- _Problem statement_: The listing below begins with the first line you should copy; stop after the line containing "const axisEndDay = 414;", and drop every picture.

** START Given material **

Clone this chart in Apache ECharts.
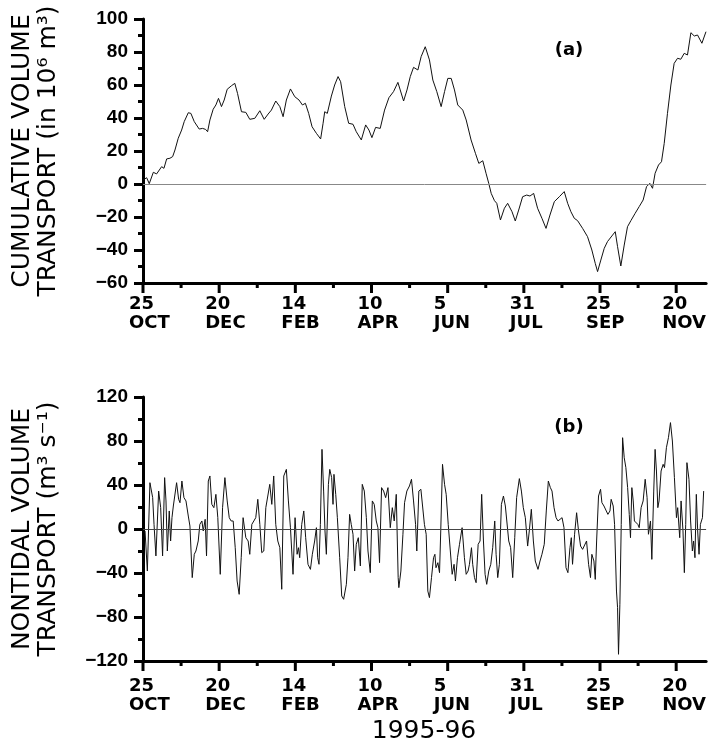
<!DOCTYPE html>
<html><head><meta charset="utf-8">
<script src="https://cdn.jsdelivr.net/npm/echarts@6/dist/echarts.min.js"></script>
<style>html,body{margin:0;padding:0;background:#fff}#c{width:709px;height:745px}</style>
</head><body><div id="c"></div>
<script>
// ---- tick labels ----
const tickDayNumbers = ['25','20','14','10','5','31','25','20'];
const tickMonths = ['OCT','DEC','FEB','APR','JUN','JUL','SEP','NOV'];
const majorStep = 56;   // days between labelled ticks (starting 25 Oct 1995)
const axisEndDay = 414;

// ---- (a) cumulative volume transport (10^6 m^3), day offsets from 25 Oct 1995 ----
const cumDays = [0,0.7,2.7,4.6,7.6,10.0,11.3,13.7,15.4,17.4,19.8,21.8,23.5,25.9,28.4,30.3,33.3,35.2,37.7,41.3,43.8,46.0,47.5,49.2,51.6,53.6,55.5,57.7,59.7,61.9,65.1,67.5,69.5,72.4,75.6,78.5,82.2,85.9,89.1,92.0,94.4,97.6,100.6,103.0,105.4,108.4,111.6,114.7,117.2,119.4,121.8,124.3,127.5,130.6,132.4,133.6,135.5,138.5,140.9,143.4,145.3,148.3,151.2,154.4,156.8,160.5,163.7,166.1,168.3,171.0,174.4,177.6,180.8,184.2,187.4,189.1,191.6,194.1,196.5,198.9,202.1,204.5,207.5,
210.6,213.1,216.0,219.2,221.7,224.1,226.6,229.0,231.4,235.1,237.6,241.2,244.4,246.9,249.8,252.2,254.2,256.0,258.4,260.1,262.8,265.7,268.1,271.3,273.7,276.2,279.1,282.1,284.5,287.2,290.1,293.3,296.3,299.2,302.4,306.1,309.7,312.2,314.6,317.1,319.5,323.2,326.8,330.0,332.5,334.2,336.6,339.1,341.5,344.7,347.2,348.9,351.3,353.8,356.2,358.7,361.8,364.8,367.7,370.2,372.6,374.6,376.5,379.0,381.2,383.2,385.6,388.1,390.5,393.0,395.4,397.9,400.3,402.8,405.3,407.7,410.9,413.9];
const cumValues = [2.4,3.4,3.8,0.2,7.1,6.1,5.5,10.5,9.5,15.2,15.6,16.6,20.6,27.7,32.7,37.8,43.2,42.8,37.8,33.3,33.7,33.1,31.7,38.8,45.3,47.9,51.9,46.9,50.9,57.4,59.6,61.0,54.9,43.8,43.4,39.2,39.8,44.4,39.2,42.4,44.8,50.3,46.9,40.8,50.9,57.6,52.9,50.9,47.9,48.9,42.8,34.7,30.7,27.3,36.8,43.8,42.8,53.3,60.0,65.1,62.0,46.9,36.8,36.2,31.7,26.7,35.8,32.7,28.1,34.3,33.7,44.8,52.3,56.0,61.6,57.0,50.3,57.0,65.1,70.7,69.1,77.2,83.2,
75.2,63.0,56.0,46.9,56.0,64.0,64.0,57.0,47.9,44.8,38.8,26.7,18.6,12.5,14.1,6.5,0.4,-5.7,-10.1,-11.7,-21.8,-14.7,-11.7,-16.8,-22.4,-15.8,-7.7,-6.7,-7.3,-5.7,-14.7,-20.8,-26.9,-18.8,-10.7,-7.7,-4.6,-11.7,-16.8,-20.8,-22.2,-26.9,-31.9,-40.0,-48.1,-53.1,-46.1,-39.0,-34.9,-31.5,-28.9,-38.0,-49.7,-37.0,-25.9,-22.2,-17.8,-13.7,-9.7,-1.6,0.4,-2.6,6.5,11.5,13.5,24.6,42.8,60.0,73.1,76.2,75.6,79.2,78.2,91.7,89.7,90.3,85.3,92.3];

// ---- (b) nontidal volume transport (m^3 s^-1) ----
const ntDays = [1.5,3.2,5.1,7.1,8.1,9.5,11.5,13.0,14.4,15.9,16.9,17.9,19.3,20.3,21.3,22.3,23.7,24.7,26.2,27.2,28.6,30.1,31.6,33.3,34.5,36.2,37.7,38.9,40.6,41.8,43.3,44.3,45.7,46.7,48.0,49.2,50.6,52.1,53.6,55.0,56.8,58.5,60.2,61.9,63.4,64.8,66.3,67.8,69.2,70.7,72.2,73.6,75.6,77.3,78.5,80.0,81.5,82.9,84.4,85.9,87.3,88.8,90.3,91.7,93.2,94.7,96.1,97.6,99.1,100.6,102.0,
103.5,105.4,106.9,108.4,110.3,111.8,113.3,114.3,115.2,116.7,118.2,119.6,121.3,123.1,124.5,126.2,127.5,128.4,129.4,130.4,131.6,132.8,133.8,134.8,136.3,137.3,138.7,139.7,140.4,141.7,142.9,144.6,146.1,147.5,149.5,150.7,151.9,153.1,154.4,155.6,156.8,158.3,159.8,161.2,162.7,164.2,165.4,167.1,168.6,170.0,171.5,172.7,173.9,175.4,176.9,178.4,180.1,181.8,183.3,184.7,186.2,187.6,188.1,189.6,191.1,192.3,194.0,195.9,197.4,198.9,200.4,201.3,202.8,204.3,
205.7,206.9,208.2,209.4,210.6,212.1,213.6,214.6,215.4,216.8,218.0,218.9,220.2,221.7,222.9,224.4,225.8,227.3,228.7,229.7,231.2,232.7,234.6,236.3,237.6,239.0,240.0,241.5,242.4,243.7,244.9,246.4,247.8,249.0,250.3,251.5,252.7,254.2,255.7,257.1,258.6,259.6,260.8,262.0,263.5,265.0,266.4,267.4,268.9,270.3,271.8,273.3,274.7,276.7,278.2,279.6,281.1,282.8,284.0,285.5,287.0,288.4,290.4,291.9,293.3,295.0,296.5,298.0,299.5,300.7,302.2,303.7,305.1,306.6,
308.1,309.5,311.0,312.4,313.9,314.9,315.8,317.3,318.8,320.2,321.7,323.2,324.6,326.1,327.6,329.0,330.0,331.5,332.5,333.5,334.9,336.4,337.4,338.9,340.3,341.8,343.3,344.2,345.7,346.7,348.1,348.9,349.6,350.6,351.6,352.6,353.8,355.0,356.3,357.5,358.4,359.4,360.4,361.3,362.3,363.8,364.8,366.2,367.7,369.2,370.6,371.6,373.1,374.1,375.5,376.5,377.5,378.5,379.4,380.9,382.4,383.4,384.8,386.3,387.8,389.2,390.7,392.2,393.1,394.6,395.6,397.0,398.0,399.0,399.9,401.4,402.6,403.9,404.8,405.8,406.8,407.8,408.8,409.8,411.3,412.2];
const ntValues = [-1.8,-38.2,42.1,28.5,4.2,-24.5,34.5,19.4,-24.5,46.7,25.5,-20.0,16.4,-10.9,10.3,20.9,22.4,42.1,27.0,23.9,43.6,28.5,25.5,11.8,2.7,-44.2,-23.0,-20.0,-10.9,4.2,7.3,-1.8,8.8,-24.5,43.6,48.2,22.4,19.4,31.5,10.3,-41.2,19.4,46.7,25.5,10.3,7.3,7.3,-17.0,-47.3,-59.4,-26.1,10.3,-7.9,-10.9,-23.0,4.2,7.3,10.3,27.0,4.2,-21.5,-20.0,19.4,19.4,40.6,22.4,48.2,4.2,-10.9,-17.0,-54.8,
48.2,54.2,25.5,1.2,-41.2,10.3,-23.0,-17.0,-26.1,4.2,16.4,-7.9,-32.1,-36.7,-23.0,-10.9,1.2,-26.1,-32.1,4.2,72.4,34.5,-1.8,-23.0,40.6,54.2,46.7,22.4,49.7,31.5,10.3,-26.1,-60.9,-63.9,-50.3,-26.1,13.3,4.2,-4.8,-38.2,-13.9,-7.9,-33.6,40.6,34.5,10.3,-20.0,-39.7,25.5,22.4,7.3,1.2,-30.6,37.6,34.5,28.5,37.6,1.2,19.4,7.3,31.5,-44.2,-53.3,-38.2,-4.8,23.9,34.5,39.1,45.2,25.5,4.2,-20.0,34.5,36.1,
37.6,4.2,-4.8,-56.4,-62.4,-44.2,-26.1,-23.0,-35.2,-30.6,-39.7,-1.8,58.8,40.6,31.5,4.2,2.7,-41.2,-32.1,-47.3,-26.1,-13.9,1.2,-26.1,-41.2,-38.2,-32.1,-17.0,-32.1,-44.2,-48.8,-13.9,-10.9,31.5,-10.9,-41.2,-50.3,-38.2,-32.1,-17.0,7.3,-23.0,-44.2,-32.1,22.4,30.0,20.9,19.4,-10.9,-17.0,-44.2,-7.9,28.5,45.8,34.5,19.4,10.3,-15.5,-1.8,17.9,-10.9,-29.1,-36.7,-29.1,-23.0,-13.9,16.4,43.6,37.6,34.5,19.4,10.3,7.3,8.8,
10.3,1.2,-35.2,-39.7,-17.0,-7.9,-32.1,-4.8,14.8,-1.8,-15.5,-18.5,-17.0,-10.9,-32.1,-44.2,-23.0,-29.1,-45.8,-10.9,30.0,36.1,23.9,20.9,19.4,13.3,16.4,27.0,20.9,4.2,-56.4,-71.5,-113.9,-68.5,4.2,83.0,64.8,55.8,37.6,13.3,-7.9,37.6,25.5,7.3,8.8,4.2,1.2,19.4,25.5,45.2,28.5,-4.8,7.3,-27.6,34.5,72.4,52.7,19.4,25.5,52.7,58.8,55.8,73.9,83.0,96.7,80.0,46.7,10.3,19.4,-7.9,25.5,-1.8,-39.7,4.2,60.3,45.2,7.3,-20.0,-10.9,-26.1,31.5,-1.8,-23.0,4.2,10.3,34.5];

const FONT = 'DejaVu Sans';
const YFONT = 'Liberation Sans';
const lastMajor = (tickMonths.length - 1) * majorStep;   // 392
const majorTicks = tickMonths.map((_, i) => i * majorStep);
// every half-step tick (major + minor) for the date axes
const allTicks = [];
for (let d = 0; d <= lastMajor; d += majorStep / 2) allTicks.push(d);
const zip = (a, b) => a.map((d, i) => [d, b[i]]);
const fmtY = v => v < 0 ? '\u2212' + (-v) : String(v);
const Y_MIN = [-60, -120];

function mainX(grid, margin) {
  return {
    type: 'value', gridIndex: grid, position: 'bottom', min: 0, max: axisEndDay,
    axisLine: { show: true, onZero: false, lineStyle: { color: '#000', width: 3 } },
    axisTick: { show: false },
    axisLabel: {
      show: true, customValues: majorTicks, margin: margin,
      formatter: v => { const i = Math.round(v / majorStep); return '{a|' + tickDayNumbers[i] + '}\n{a|' + tickMonths[i] + '}'; },
      rich: { a: { width: 28, align: 'left', fontFamily: FONT, fontWeight: 'bold', fontSize: 18, color: '#000', lineHeight: 19 } }
    },
    splitLine: { show: false }
  };
}
function yAx(grid, min, max, interval, name) {
  return {
    type: 'value', gridIndex: grid, min: min, max: max, interval: interval,
    axisLine: { show: true, onZero: false, lineStyle: { color: '#000', width: 3 } },
    axisTick: { show: true, length: 9, lineStyle: { color: '#000', width: 3 } },
    minorTick: { show: true, splitNumber: 2, length: 5, lineStyle: { color: '#000', width: 3 } },
    axisLabel: { margin: 15, fontFamily: YFONT, fontWeight: 'bold', fontSize: 19, color: '#000', formatter: fmtY },
    splitLine: { show: false }, minorSplitLine: { show: false },
    name: name, nameLocation: 'middle', nameRotate: 90, nameGap: 82,
    nameTextStyle: { fontFamily: FONT, fontSize: 25, lineHeight: 26, color: '#000' }
  };
}
// date-axis tick marks, positioned through the axis scale (api.coord)
function tickSeries(axisIdx) {
  return {
    type: 'custom', xAxisIndex: axisIdx, yAxisIndex: axisIdx, clip: false, silent: true, z: 10,
    data: allTicks.map(d => [d]),
    renderItem: (params, api) => {
      const d = api.value(0);
      const p = api.coord([d, Y_MIN[axisIdx]]);
      const len = (d % majorStep === 0) ? 10 : 5;
      return { type: 'line', shape: { x1: p[0], y1: p[1], x2: p[0], y2: p[1] + len },
        style: { stroke: '#000', lineWidth: 3 } };
    }
  };
}
function zeroLine(color) {
  return { silent: true, symbol: ['none', 'none'], label: { show: false },
    lineStyle: { color: color, width: 1, type: 'solid' }, data: [{ yAxis: 0 }] };
}

const chart = echarts.init(document.getElementById('c'), null, { renderer: 'canvas' });
chart.setOption({
  animation: false,
  backgroundColor: '#fff',
  grid: [
    { left: 143, top: 19, width: 564, height: 264 },
    { left: 143, top: 397, width: 564, height: 264 }
  ],
  xAxis: [mainX(0, 12), mainX(1, 16)],
  yAxis: [
    yAx(0, Y_MIN[0], 100, 20, 'CUMULATIVE VOLUME\nTRANSPORT (in 10\u2076 m\u00b3)'),
    yAx(1, Y_MIN[1], 120, 40, 'NONTIDAL VOLUME\nTRANSPORT (m\u00b3 s\u207b\u00b9)')
  ],
  series: [
    { type: 'line', xAxisIndex: 0, yAxisIndex: 0, data: zip(cumDays, cumValues), showSymbol: false,
      lineStyle: { color: '#111', width: 1 }, markLine: zeroLine('#888') },
    { type: 'line', xAxisIndex: 1, yAxisIndex: 1, data: zip(ntDays, ntValues), showSymbol: false,
      lineStyle: { color: '#111', width: 1 }, markLine: zeroLine('#444') },
    tickSeries(0), tickSeries(1)
  ],
  graphic: [
    { type: 'text', x: 569, y: 50, style: { text: '(a)', font: 'bold 18px "DejaVu Sans"', fill: '#000', align: 'center', verticalAlign: 'middle' } },
    { type: 'text', x: 569, y: 427, style: { text: '(b)', font: 'bold 18px "DejaVu Sans"', fill: '#000', align: 'center', verticalAlign: 'middle' } },
    { type: 'text', x: 424, y: 731, style: { text: '1995-96', font: '25px "DejaVu Sans"', fill: '#000', align: 'center', verticalAlign: 'middle' } }
  ]
});
</script></body></html>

** END Given material **

- _Solution to this exercise_:
Clone this chart in Apache ECharts.
<!DOCTYPE html>
<html><head><meta charset="utf-8">
<script src="https://cdn.jsdelivr.net/npm/echarts@6/dist/echarts.min.js"></script>
<style>html,body{margin:0;padding:0;background:#fff}#c{width:709px;height:745px}</style>
</head><body><div id="c"></div>
<script>
// ---- tick labels ----
const tickDayNumbers = ['25','20','14','10','5','31','25','20'];
const tickMonths = ['OCT','DEC','FEB','APR','JUN','JUL','SEP','NOV'];
const majorStep = 56;   // days between labelled ticks (starting 25 Oct 1995)
const axisEndDay = 414;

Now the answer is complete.